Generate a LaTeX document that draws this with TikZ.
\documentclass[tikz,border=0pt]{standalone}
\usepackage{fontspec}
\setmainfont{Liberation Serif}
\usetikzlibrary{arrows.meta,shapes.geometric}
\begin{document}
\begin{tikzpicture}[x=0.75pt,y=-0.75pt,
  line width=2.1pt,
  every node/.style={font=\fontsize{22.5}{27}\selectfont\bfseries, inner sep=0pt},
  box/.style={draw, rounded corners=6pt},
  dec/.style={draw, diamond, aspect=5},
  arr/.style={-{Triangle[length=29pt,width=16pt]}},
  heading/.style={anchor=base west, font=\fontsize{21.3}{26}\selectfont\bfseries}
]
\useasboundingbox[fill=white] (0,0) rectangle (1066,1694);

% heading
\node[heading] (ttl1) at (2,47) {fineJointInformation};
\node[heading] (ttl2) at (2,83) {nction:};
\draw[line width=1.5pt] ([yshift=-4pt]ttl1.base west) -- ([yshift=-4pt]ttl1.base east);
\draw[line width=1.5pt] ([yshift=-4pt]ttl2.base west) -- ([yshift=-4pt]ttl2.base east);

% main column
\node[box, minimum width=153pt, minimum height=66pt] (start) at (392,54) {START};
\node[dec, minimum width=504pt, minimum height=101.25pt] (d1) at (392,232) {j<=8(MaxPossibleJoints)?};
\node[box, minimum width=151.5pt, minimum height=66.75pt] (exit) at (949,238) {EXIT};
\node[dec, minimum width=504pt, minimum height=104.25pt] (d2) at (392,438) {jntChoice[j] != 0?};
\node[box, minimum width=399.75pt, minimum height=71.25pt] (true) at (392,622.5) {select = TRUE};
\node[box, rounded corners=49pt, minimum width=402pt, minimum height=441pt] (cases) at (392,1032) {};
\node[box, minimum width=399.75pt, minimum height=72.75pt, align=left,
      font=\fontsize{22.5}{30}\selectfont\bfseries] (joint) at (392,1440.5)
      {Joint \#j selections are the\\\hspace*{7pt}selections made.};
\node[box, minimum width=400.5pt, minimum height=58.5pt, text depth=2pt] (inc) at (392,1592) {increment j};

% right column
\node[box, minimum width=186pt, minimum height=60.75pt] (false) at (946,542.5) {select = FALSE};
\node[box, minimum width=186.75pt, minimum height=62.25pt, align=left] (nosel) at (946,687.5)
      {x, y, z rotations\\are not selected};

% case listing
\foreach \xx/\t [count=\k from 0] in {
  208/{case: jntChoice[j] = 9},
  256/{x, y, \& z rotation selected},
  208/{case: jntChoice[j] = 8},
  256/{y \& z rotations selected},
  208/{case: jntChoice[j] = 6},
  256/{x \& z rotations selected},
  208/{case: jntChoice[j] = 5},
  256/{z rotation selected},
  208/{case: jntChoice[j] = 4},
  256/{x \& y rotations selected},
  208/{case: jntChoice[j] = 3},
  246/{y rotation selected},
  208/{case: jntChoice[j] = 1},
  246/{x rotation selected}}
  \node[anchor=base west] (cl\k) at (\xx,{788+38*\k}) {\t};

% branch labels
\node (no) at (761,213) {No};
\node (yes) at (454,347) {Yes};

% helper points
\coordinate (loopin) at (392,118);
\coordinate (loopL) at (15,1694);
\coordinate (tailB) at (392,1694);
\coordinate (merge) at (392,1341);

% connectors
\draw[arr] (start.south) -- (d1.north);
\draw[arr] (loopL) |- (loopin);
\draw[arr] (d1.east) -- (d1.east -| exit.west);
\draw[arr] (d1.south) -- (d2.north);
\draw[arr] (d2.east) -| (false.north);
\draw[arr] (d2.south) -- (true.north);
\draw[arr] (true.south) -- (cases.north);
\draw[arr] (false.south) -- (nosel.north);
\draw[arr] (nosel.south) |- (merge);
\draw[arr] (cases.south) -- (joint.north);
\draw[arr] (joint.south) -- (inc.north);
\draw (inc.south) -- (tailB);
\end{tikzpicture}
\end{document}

-------

The exercise:
Write out exactly the lines from the start of the material through the line with "-- ([yshift=-4pt]ttl2.base east);". No other output is expected.

Solved exercise:
Generate a LaTeX document that draws this with TikZ.
\documentclass[tikz,border=0pt]{standalone}
\usepackage{fontspec}
\setmainfont{Liberation Serif}
\usetikzlibrary{arrows.meta,shapes.geometric}
\begin{document}
\begin{tikzpicture}[x=0.75pt,y=-0.75pt,
  line width=2.1pt,
  every node/.style={font=\fontsize{22.5}{27}\selectfont\bfseries, inner sep=0pt},
  box/.style={draw, rounded corners=6pt},
  dec/.style={draw, diamond, aspect=5},
  arr/.style={-{Triangle[length=29pt,width=16pt]}},
  heading/.style={anchor=base west, font=\fontsize{21.3}{26}\selectfont\bfseries}
]
\useasboundingbox[fill=white] (0,0) rectangle (1066,1694);

% heading
\node[heading] (ttl1) at (2,47) {fineJointInformation};
\node[heading] (ttl2) at (2,83) {nction:};
\draw[line width=1.5pt] ([yshift=-4pt]ttl1.base west) -- ([yshift=-4pt]ttl1.base east);
\draw[line width=1.5pt] ([yshift=-4pt]ttl2.base west) -- ([yshift=-4pt]ttl2.base east);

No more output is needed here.